§ DATA BLOCK
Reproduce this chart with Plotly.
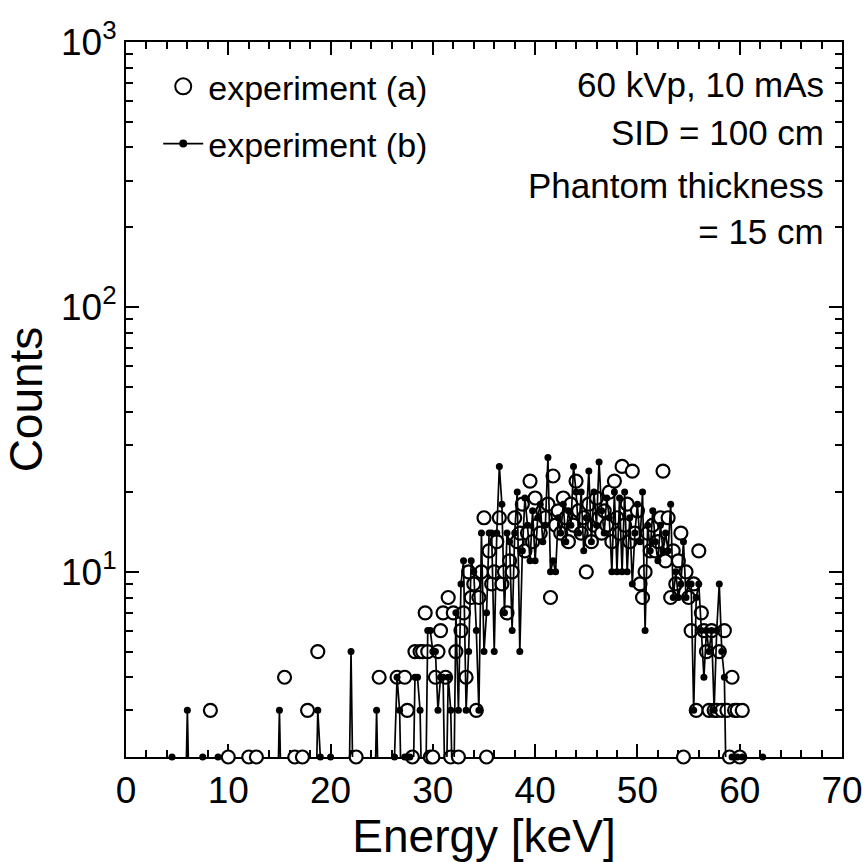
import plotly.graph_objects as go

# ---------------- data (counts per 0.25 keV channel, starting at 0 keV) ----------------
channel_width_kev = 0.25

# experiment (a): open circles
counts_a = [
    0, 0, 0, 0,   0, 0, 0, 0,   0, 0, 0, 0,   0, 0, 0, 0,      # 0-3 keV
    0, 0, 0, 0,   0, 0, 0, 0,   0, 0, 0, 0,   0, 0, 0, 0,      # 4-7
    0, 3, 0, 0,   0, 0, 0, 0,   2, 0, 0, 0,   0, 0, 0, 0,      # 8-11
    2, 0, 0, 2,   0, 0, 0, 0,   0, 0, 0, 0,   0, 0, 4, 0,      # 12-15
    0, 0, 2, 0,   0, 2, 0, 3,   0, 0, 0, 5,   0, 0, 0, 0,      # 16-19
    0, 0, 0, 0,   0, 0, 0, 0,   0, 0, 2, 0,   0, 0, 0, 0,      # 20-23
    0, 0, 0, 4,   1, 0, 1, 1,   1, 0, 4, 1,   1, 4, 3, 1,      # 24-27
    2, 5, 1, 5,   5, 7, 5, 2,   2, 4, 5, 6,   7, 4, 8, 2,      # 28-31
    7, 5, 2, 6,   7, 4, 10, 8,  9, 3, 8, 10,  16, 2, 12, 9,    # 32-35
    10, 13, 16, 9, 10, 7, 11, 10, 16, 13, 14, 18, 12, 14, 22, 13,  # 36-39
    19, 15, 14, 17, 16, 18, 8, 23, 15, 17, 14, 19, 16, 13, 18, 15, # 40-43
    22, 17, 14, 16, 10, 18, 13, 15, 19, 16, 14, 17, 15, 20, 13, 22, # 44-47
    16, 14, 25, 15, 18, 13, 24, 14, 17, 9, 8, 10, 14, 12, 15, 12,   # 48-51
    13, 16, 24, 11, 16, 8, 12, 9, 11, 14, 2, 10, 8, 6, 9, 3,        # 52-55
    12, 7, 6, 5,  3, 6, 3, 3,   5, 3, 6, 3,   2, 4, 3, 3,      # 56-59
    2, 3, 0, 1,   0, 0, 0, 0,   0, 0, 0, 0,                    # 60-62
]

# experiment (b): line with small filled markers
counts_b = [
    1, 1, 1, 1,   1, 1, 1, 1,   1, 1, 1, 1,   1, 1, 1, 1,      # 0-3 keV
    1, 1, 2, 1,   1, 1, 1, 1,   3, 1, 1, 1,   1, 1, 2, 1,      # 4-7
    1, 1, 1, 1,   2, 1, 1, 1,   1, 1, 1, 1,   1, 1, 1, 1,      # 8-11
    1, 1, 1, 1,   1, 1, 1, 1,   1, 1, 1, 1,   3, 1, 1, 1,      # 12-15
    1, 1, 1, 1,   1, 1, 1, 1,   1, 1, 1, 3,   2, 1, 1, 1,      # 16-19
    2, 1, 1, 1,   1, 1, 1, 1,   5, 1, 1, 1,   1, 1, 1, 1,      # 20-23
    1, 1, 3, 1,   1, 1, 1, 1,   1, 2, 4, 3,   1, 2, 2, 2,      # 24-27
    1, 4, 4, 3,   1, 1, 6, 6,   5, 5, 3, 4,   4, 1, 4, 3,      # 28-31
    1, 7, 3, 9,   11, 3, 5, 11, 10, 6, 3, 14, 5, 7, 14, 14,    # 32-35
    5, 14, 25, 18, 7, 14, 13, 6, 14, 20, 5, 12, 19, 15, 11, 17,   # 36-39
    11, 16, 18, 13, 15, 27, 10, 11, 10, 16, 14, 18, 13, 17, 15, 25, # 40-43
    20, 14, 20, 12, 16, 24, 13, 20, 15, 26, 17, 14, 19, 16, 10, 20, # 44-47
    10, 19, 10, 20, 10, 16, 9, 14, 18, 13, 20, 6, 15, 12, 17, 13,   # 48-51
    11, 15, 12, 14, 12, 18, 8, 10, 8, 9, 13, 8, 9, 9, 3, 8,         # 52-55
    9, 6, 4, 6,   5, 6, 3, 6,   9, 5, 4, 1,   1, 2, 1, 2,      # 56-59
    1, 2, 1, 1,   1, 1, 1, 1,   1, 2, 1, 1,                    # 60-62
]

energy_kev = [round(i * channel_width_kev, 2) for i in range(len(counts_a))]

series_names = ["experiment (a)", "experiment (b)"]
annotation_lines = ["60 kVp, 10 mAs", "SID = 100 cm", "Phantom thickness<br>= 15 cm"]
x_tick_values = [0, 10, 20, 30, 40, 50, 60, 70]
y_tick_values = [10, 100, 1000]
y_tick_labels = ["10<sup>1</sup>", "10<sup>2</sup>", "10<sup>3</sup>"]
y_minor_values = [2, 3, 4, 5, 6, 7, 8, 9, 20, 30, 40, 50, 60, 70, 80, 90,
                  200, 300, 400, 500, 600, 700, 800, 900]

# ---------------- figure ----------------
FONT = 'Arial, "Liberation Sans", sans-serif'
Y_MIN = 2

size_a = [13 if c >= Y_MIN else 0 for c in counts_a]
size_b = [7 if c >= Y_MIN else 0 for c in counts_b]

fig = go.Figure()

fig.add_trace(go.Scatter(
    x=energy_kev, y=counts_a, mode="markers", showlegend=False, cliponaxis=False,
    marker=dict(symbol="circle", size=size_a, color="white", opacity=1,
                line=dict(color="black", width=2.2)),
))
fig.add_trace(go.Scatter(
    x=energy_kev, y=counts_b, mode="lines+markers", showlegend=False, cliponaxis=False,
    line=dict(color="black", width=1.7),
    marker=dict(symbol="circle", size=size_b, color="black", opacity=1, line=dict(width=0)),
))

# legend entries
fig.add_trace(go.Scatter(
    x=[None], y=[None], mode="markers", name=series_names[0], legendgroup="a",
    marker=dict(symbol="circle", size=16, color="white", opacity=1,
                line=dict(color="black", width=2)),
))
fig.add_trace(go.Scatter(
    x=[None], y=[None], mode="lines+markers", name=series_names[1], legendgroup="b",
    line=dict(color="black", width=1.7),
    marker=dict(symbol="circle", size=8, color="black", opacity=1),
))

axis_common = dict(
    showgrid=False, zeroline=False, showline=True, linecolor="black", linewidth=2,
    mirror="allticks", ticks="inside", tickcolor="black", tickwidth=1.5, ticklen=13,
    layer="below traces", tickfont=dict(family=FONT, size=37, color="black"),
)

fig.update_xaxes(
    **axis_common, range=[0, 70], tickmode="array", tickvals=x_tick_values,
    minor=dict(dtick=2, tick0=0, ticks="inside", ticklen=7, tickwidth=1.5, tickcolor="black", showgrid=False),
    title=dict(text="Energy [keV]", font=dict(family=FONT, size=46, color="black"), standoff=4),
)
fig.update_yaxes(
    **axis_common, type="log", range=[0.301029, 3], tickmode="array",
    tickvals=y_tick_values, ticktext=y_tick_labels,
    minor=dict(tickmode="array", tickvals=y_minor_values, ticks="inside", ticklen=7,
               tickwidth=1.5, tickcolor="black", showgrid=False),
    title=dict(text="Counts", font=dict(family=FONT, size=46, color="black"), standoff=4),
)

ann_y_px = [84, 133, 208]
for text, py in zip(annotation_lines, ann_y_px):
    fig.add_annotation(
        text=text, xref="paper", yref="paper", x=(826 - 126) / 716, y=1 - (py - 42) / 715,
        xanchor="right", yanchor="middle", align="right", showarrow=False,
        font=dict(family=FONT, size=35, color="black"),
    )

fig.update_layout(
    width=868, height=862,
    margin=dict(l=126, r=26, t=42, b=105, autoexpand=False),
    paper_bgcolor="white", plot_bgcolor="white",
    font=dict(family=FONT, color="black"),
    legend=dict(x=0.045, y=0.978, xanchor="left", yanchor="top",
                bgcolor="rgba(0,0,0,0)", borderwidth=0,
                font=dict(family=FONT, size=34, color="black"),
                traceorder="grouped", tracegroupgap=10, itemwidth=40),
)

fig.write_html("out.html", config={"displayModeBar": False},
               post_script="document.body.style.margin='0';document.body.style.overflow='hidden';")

§ TASK INSTRUCTIONS
Repeat the listing above up to and including the line with "channel_width_kev = 0.25", starting from its first line. Drop any pictures.

§ SOLUTION TO THIS TASK
Reproduce this chart with Plotly.
import plotly.graph_objects as go

# ---------------- data (counts per 0.25 keV channel, starting at 0 keV) ----------------
channel_width_kev = 0.25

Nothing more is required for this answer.